Sorting floating-point numbers should produce the following behavior: `-NaN` < `-Infinity` < `-value` < `-0` < `0` < `value` < `Infinity` < `NaN`. This aligns with the implementation of Java floating-point types comparisons.
A data or delete file is associated with a sort order by the sort order's id within [a manifest](#manifests). Therefore, the table must declare all the sort orders for lookup. A table could also be configured with a default sort order id, indicating how the new data should be sorted by default. Writers should use this default sort order to sort the data on write, but are not required to if the default order is prohibitively expensive, as it would be for streaming writes.
### Manifests
A manifest is an immutable Avro file that lists data files or delete files, along with each file’s partition data tuple, metrics, and tracking information. One or more manifest files are used to store a [snapshot](#snapshots), which tracks all of the files in a table at some point in time. Manifests are tracked by a [manifest list](#manifest-lists) for each table snapshot.

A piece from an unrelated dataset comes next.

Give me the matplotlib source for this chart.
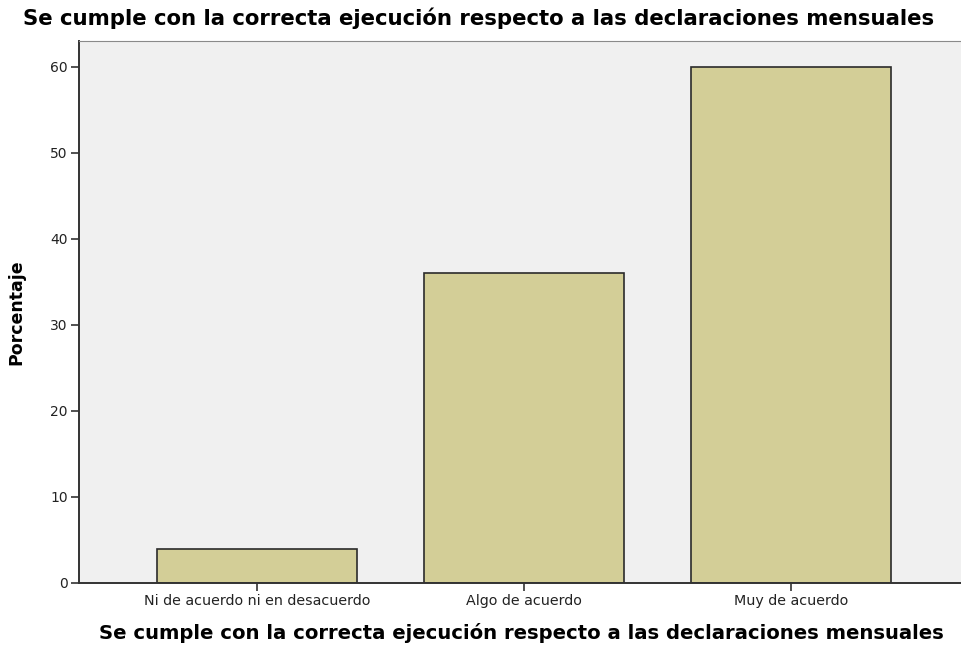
import matplotlib.pyplot as plt

categorias = ['Ni de acuerdo ni en desacuerdo', 'Algo de acuerdo', 'Muy de acuerdo']
porcentajes = [4, 36, 60]
yticks = [0, 10, 20, 30, 40, 50, 60]
titulo = 'Se cumple con la correcta ejecución respecto a las declaraciones mensuales'

fig = plt.figure(figsize=(9.62, 6.46), dpi=100)
ax = fig.add_axes([79 / 962, 63 / 646, 890 / 962, 542 / 646])
ax.set_facecolor('#F0F0F0')

x = range(len(categorias))
ax.bar(x, porcentajes, width=0.75, color='#D3CE97', edgecolor='#2b2b2b', linewidth=1.2, zorder=2)

ax.set_xlim(-0.667, 2.667)
ax.set_ylim(0, 63)
ax.set_yticks(yticks)
ax.set_xticks(list(x))
ax.set_xticklabels(categorias, fontsize=10.3, family='DejaVu Sans', color='#222222')
for lab in ax.get_yticklabels():
    lab.set_fontsize(10)
    lab.set_color('#222222')
ax.tick_params(axis='both', direction='out', length=6, width=1.2, color='#333333', pad=2)

ax.spines['right'].set_visible(False)
ax.spines['top'].set_color('#8a8a8a')
ax.spines['left'].set_color('#333333')
ax.spines['bottom'].set_color('#333333')
ax.spines['left'].set_linewidth(1.4)
ax.spines['bottom'].set_linewidth(1.4)

ax.set_ylabel('Porcentaje', fontsize=12.5, fontweight='bold', family='DejaVu Sans', labelpad=18)
fig.text(479 / 962, 1 - 18 / 646, titulo, ha='center', va='center', fontsize=15.3,
         fontweight='bold', family='DejaVu Sans')
fig.text(521 / 962, 1 - 633 / 646, titulo, ha='center', va='center', fontsize=14.1,
         fontweight='bold', family='DejaVu Sans')

fig.savefig('out.png', dpi=100)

A manifest is a valid Iceberg data file: files must use valid Iceberg formats, schemas, and column projection.
A manifest may store either data files or delete files, but not both because manifests that contain delete files are scanned first during job planning. Whether a manifest is a data manifest or a delete manifest is stored in manifest metadata.
A manifest stores files for a single partition spec. When a table’s partition spec changes, old files remain in the older manifest and newer files are written to a new manifest. This is required because a manifest file’s schema is based on its partition spec (see below). The partition spec of each manifest is also used to transform predicates on the table's data rows into predicates on partition values that are used during job planning to select files from a manifest.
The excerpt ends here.